### What the task requires
Show each line that has the string "chart" in it.

### Records for this exercise
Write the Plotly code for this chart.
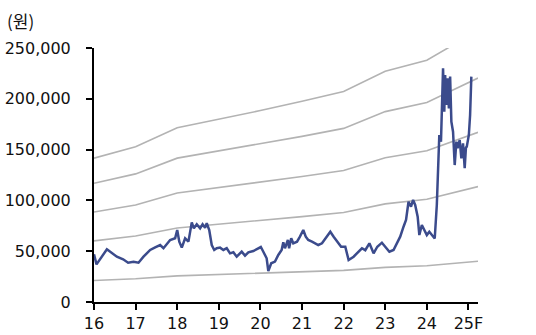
---
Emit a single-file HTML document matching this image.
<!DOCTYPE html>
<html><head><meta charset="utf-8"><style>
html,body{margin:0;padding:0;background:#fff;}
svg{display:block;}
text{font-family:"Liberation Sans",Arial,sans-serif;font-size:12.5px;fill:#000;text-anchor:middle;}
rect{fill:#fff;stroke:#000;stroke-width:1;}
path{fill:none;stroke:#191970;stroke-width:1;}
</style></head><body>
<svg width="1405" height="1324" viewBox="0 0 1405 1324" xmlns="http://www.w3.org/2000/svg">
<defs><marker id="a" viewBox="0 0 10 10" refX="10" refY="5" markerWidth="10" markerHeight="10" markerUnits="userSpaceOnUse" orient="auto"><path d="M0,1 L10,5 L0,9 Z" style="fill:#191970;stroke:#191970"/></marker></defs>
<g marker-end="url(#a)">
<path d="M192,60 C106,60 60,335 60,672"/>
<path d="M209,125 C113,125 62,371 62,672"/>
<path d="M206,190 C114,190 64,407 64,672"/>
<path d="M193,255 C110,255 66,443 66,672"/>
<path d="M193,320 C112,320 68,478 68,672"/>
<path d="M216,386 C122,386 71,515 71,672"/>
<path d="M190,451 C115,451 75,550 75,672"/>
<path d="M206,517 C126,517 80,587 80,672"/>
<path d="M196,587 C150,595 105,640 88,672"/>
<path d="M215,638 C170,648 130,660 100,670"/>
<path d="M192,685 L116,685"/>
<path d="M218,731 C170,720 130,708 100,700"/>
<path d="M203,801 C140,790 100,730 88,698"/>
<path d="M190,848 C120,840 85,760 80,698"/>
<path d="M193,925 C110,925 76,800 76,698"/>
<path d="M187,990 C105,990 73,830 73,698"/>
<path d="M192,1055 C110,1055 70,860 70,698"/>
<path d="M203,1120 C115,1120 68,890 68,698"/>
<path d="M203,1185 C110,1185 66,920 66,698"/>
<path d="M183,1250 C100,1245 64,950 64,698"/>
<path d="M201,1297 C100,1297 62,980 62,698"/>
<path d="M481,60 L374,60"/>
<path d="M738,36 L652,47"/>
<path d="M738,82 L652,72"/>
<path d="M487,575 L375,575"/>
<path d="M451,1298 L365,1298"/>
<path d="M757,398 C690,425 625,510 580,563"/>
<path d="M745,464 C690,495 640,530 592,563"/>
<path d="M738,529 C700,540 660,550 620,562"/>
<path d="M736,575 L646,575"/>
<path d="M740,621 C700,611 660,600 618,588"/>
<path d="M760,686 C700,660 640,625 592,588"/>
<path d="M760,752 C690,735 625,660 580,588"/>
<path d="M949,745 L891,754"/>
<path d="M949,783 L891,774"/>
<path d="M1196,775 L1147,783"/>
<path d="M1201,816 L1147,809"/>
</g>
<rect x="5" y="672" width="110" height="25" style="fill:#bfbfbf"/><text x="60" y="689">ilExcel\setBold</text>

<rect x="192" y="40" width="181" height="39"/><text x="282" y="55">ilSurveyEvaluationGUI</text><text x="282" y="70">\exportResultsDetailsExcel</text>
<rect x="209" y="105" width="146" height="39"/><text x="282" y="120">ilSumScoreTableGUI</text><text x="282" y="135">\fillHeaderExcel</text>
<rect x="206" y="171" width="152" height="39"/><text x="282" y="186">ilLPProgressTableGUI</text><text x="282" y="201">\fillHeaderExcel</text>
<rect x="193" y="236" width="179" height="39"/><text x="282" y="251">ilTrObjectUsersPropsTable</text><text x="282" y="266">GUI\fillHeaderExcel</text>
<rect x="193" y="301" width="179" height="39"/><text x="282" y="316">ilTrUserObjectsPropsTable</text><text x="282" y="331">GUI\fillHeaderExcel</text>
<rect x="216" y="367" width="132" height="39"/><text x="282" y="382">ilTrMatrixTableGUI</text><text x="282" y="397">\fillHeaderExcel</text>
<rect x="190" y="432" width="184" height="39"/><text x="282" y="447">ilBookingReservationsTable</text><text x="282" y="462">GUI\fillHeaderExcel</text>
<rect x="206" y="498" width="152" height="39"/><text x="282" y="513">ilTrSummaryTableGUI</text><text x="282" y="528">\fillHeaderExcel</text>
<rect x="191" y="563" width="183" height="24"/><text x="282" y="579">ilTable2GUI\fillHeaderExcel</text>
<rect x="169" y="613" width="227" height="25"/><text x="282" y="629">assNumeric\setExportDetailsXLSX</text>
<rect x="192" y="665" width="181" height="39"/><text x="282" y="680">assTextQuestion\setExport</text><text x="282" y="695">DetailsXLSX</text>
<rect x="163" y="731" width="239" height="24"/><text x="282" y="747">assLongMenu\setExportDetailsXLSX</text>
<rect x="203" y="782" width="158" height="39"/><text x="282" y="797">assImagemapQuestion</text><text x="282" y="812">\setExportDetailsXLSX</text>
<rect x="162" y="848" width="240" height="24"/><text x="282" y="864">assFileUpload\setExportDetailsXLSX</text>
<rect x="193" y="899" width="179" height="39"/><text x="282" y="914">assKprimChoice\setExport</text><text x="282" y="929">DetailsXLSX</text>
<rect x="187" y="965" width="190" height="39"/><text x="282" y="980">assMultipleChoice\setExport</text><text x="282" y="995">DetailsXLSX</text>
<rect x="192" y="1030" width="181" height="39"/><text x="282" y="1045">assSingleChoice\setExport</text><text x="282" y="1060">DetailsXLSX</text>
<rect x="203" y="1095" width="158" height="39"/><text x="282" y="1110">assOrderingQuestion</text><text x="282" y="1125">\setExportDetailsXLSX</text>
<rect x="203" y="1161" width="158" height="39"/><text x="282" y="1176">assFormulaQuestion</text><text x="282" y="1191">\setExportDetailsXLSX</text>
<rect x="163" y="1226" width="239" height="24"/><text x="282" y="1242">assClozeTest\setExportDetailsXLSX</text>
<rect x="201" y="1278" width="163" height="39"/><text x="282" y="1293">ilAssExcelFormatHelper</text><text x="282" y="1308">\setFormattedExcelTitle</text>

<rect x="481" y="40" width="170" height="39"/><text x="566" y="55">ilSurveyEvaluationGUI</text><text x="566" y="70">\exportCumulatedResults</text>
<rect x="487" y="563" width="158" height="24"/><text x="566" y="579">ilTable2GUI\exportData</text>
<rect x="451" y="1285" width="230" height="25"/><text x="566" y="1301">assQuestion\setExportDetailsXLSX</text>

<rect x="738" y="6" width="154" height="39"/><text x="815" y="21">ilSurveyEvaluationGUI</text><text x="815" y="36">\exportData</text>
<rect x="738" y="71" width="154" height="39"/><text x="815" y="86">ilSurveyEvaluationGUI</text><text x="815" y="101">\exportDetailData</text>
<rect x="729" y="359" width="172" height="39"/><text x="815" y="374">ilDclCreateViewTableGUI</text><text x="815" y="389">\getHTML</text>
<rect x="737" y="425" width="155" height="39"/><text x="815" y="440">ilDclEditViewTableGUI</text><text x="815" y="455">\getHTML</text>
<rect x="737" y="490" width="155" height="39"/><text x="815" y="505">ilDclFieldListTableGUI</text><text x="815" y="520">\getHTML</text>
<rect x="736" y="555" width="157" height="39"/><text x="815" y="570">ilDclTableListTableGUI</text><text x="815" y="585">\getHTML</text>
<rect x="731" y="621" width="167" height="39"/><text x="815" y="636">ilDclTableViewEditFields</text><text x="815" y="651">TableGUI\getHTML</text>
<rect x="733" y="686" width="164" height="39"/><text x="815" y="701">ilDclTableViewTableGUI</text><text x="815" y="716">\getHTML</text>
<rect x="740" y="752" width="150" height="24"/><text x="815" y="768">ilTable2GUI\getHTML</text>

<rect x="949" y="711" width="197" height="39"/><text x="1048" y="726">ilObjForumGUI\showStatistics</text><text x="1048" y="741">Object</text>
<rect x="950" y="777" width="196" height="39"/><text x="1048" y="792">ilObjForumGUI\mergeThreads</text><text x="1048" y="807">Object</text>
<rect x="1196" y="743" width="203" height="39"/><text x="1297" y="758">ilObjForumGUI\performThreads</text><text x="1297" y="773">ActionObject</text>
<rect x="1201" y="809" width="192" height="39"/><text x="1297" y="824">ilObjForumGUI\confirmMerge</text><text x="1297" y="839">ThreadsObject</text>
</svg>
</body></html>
==
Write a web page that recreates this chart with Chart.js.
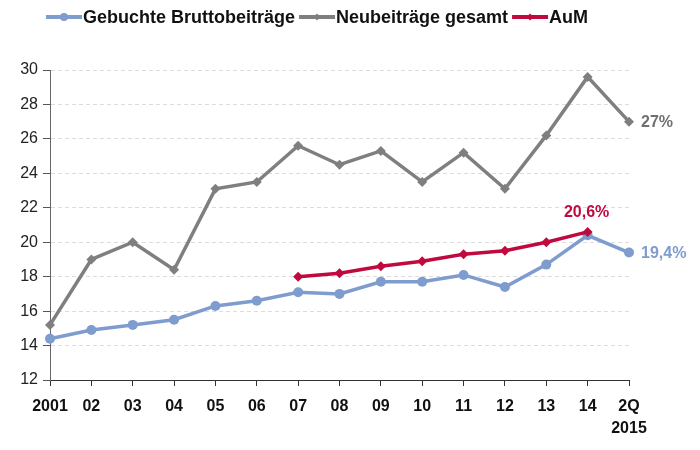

### Expected answer
Write the Plotly code for this chart.
Write a web page that recreates this chart with Chart.js.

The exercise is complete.